Leetcode 572 - Subtree of Another Tree

Problem

Leetcode 572 - Subtree of Another Tree

Example:

Input: root = [3,4,5,1,2], subRoot = [4,1,2]
Output: true

Input: root = [3,4,5,1,2,null,null,null,null,0], subRoot = [4,1,2]
Output: false

Approach

We can solve this problem by checking whether the tree is the same as the subtree.

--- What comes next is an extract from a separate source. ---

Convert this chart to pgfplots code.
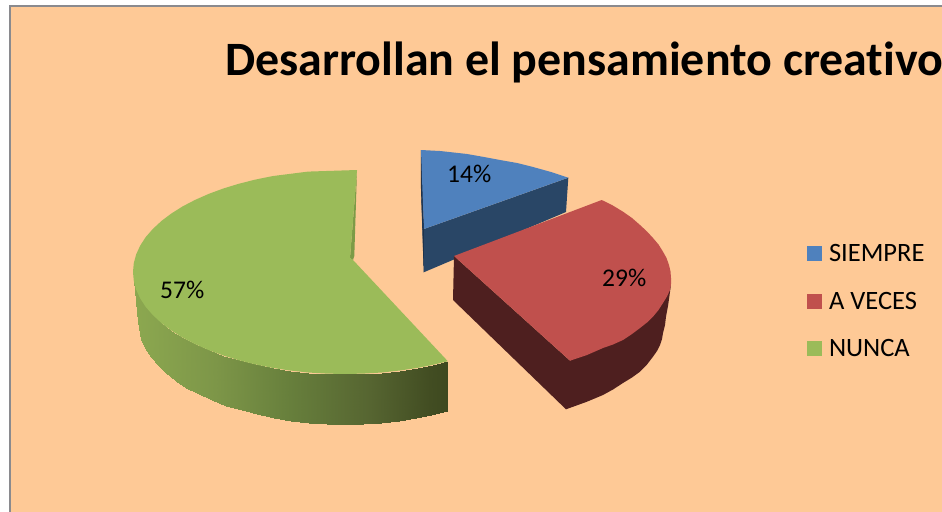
\documentclass[border=0pt]{standalone}
\usepackage{fontspec}
\setmainfont{Carlito}[Ligatures=NoCommon]
\usepackage{pgfplots}
\pgfplotsset{compat=1.18}
\definecolor{bgc}{RGB}{254,201,150}
\definecolor{framec}{RGB}{138,138,142}
\definecolor{bluetop}{RGB}{79,129,189}
\definecolor{blueside}{RGB}{41,70,102}
\definecolor{bluedark}{RGB}{30,50,75}
\definecolor{redtop}{RGB}{192,80,77}
\definecolor{redside}{RGB}{78,31,31}
\definecolor{greentop}{RGB}{155,187,89}
\definecolor{greensliver}{RGB}{125,155,70}
\pgfplotsset{colormap={greenside}{rgb255(133)=(140,168,80) rgb255(215)=(125,150,72) rgb255(290)=(103,127,60) rgb255(370)=(86,101,49) rgb255(430)=(66,77,34) rgb255(448)=(62,73,32)}}
\begin{document}
\begin{tikzpicture}
\begin{axis}[
  scale only axis, width=942bp, height=512bp,
  xmin=0, xmax=942, ymin=0, ymax=512, y dir=reverse,
  hide axis, clip=true,
  legend cell align=left,
  legend style={draw=none, fill=none, at={(0.8567,0.5215)}, anchor=north west,
    font=\fontsize{26.5bp}{26.5bp}\selectfont, inner sep=0pt, outer sep=0pt,
    row sep=30.5bp, nodes={inner sep=0pt, text height=17bp, text depth=0bp}},
  legend image code/.code={\fill[#1] (0bp,-8bp) rectangle (15bp,7bp); \path (22bp,0bp);},
]
% page and chart area
\addplot[fill=white, draw=none, forget plot] coordinates {(0,0) (942,0) (942,512) (0,512)} --cycle;
\addplot[fill=bgc, draw=none, forget plot] coordinates {(10,7) (942,7) (942,512) (10,512)} --cycle;
\addplot[draw=framec, line width=2bp, forget plot] coordinates {(9.5,512) (9.5,6.5) (942,6.5)};
% blue slice
\addplot[fill=blueside, draw=none, forget plot] coordinates {(424,229) (568.3,177.7) (566,212) (423.7,272.3) (421,190)} --cycle;
\addplot[fill=bluedark, draw=none, forget plot] coordinates {(420.8,150) (422,150) (424,229) (423.7,272.3) (422.5,230) (421,190)} --cycle;
\addplot[fill=bluetop, draw=none, forget plot] coordinates {(421,150) (440,151) (467,154) (484,157) (500,160) (517,163) (533,167) (551,172) (568.3,177.7) (424,229) (422.8,200)} --cycle;
% red slice
\addplot[fill=redside, draw=none, forget plot] coordinates {(454,256) (453,300) (566,409.3) (587,401.7) (603,395) (613,389.5) (623,383) (632,377.5) (640,371.7) (647,364.5) (653,356.7) (657,351) (660,345) (662,339) (663,333) (665,325) (666,316.7) (668,306) (669.3,297) (670.5,288) (671,278) (570,360.7)} --cycle;
\addplot[fill=redtop, draw=none, forget plot] coordinates {(454,256) (601.7,200) (612,205) (623,211.7) (632,218) (640,225) (647,231.5) (653,238) (658.5,244.5) (663,251.7) (666.5,258) (669,265) (670.5,271.5) (671,278) (671,284) (670,290) (667,296.5) (663,303) (658.5,310) (653,316.7) (647,322.5) (640,328) (632,334) (623,340) (613,344.5) (603,348) (595,351.5) (587,355) (570,360.7)} --cycle;
% green slice: side with its shading, sliver, top
\addplot[surf, shader=interp, mesh/rows=2, point meta=x, forget plot] table {
x y
133.5 280
136.2 289.7
140.2 298.4
145.7 306.9
152.9 315.1
161.4 323
171.4 330.5
182.6 337.6
195.1 344.1
208.7 350.1
223.3 355.5
239 360.3
255.3 364.4
272.5 367.9
290.1 370.5
308.1 372.5
326.6 373.6
345 374
363.4 373.6
381.9 372.5
399.9 370.5
417.5 367.9
433 364.8
447.8 361.2
138 322
141 339.7
145 348.4
150.5 356.9
157.5 365.1
165.7 373
175.5 380.5
186.4 387.6
198.6 394.1
211.9 400.1
226.2 405.5
241.5 410.3
257.4 414.4
274.2 417.9
291.4 420.5
309 422.5
327 423.6
345 424
363 423.6
381 422.5
398.6 420.5
415.8 417.9
431 414.8
447.3 410.5
};
\addplot[fill=greensliver, draw=none, forget plot] coordinates {(357,170) (354.3,256) (353,260) (350,258)} --cycle;
\addplot[fill=greentop, draw=none, forget plot] coordinates {(357,170) (308,171.6) (272.5,176.1) (255.3,179.6) (239,183.7) (223.3,188.5) (208.7,193.9) (195.1,199.9) (182.6,206.4) (171.4,213.5) (161.4,221) (152.9,228.9) (145.7,237.1) (140.2,245.6) (136.2,254.3) (133.8,263.1) (133,272) (133.8,280.9) (136.2,289.7) (140.2,298.4) (145.7,306.9) (152.9,315.1) (161.4,323) (171.4,330.5) (182.6,337.6) (195.1,344.1) (208.7,350.1) (223.3,355.5) (239,360.3) (255.3,364.4) (272.5,367.9) (290.1,370.5) (308.1,372.5) (326.6,373.6) (345,374) (363.4,373.6) (381.9,372.5) (399.9,370.5) (417.5,367.9) (433,364.8) (447.8,361.2) (353,260) (350,258)} --cycle;
% title and data labels
\node[anchor=base west, inner sep=0pt, font=\fontsize{47.9bp}{47.9bp}\selectfont\bfseries] at (axis cs:225,75.5) {Desarrollan el pensamiento creativo};
\node[anchor=base west, inner sep=0pt, font=\fontsize{25.5bp}{25.5bp}\selectfont] at (axis cs:447,182.7) {14\%};
\node[anchor=base west, inner sep=0pt, font=\fontsize{25.5bp}{25.5bp}\selectfont] at (axis cs:602,286) {29\%};
\node[anchor=base west, inner sep=0pt, font=\fontsize{25.5bp}{25.5bp}\selectfont] at (axis cs:160,298) {57\%};
% legend
\addlegendimage{fill=bluetop, draw=none}
\addlegendentry{SIEMPRE}
\addlegendimage{fill=redtop, draw=none}
\addlegendentry{A VECES}
\addlegendimage{fill=greentop, draw=none}
\addlegendentry{NUNCA}
\end{axis}
\end{tikzpicture}
\end{document}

We can use the same approach as in Leetcode 100.

Base case:

• If subRoot is None, return True
• If root is None, return False

Recursive case:

• Recursively call the function on the left and right subtrees of the current node

Visualization of the approach:

    3           4
   / \         / \
  4   5       1   2
 / \
1   2

3 == 4, False move on to the next node

4 == 4, True check the left and right subtrees
1 == 1, True
2 == 2, True

Since all the nodes are the same, return True.

Here is the implementation of the approach:

class Solution:
    def isSubtree(self, root: Optional[TreeNode], subRoot: Optional[TreeNode]) -> bool:
        # Base case (1): if subRoot is None, return True
        if not subRoot: return True

        # Base case (2): if root is None, return False
        if not root: return False

        # Base case (3): if the tree is the same as the subtree, return True
        if self.isSameTree(root, subRoot): return True

        # Recursive case: recursively call the function on the left and right subtrees of the current node
        return self.isSubtree(root.left, subRoot) or self.isSubtree(root.right, subRoot)

    def isSameTree(self, p: Optional[TreeNode], q: Optional[TreeNode]) -> bool:
        if not p and not q: return True
        if not (p and q and p.val == q.val): return False
        return self.isSameTree(p.left, q.left) and self.isSameTree(p.right, q.right)

Time Complexity and Space Complexity

The time complexity of this approach is $O(n \times m)$ since we are checking whether the tree is the same as the subtree.

The space complexity is $O(n)$ since we are using a recursive function.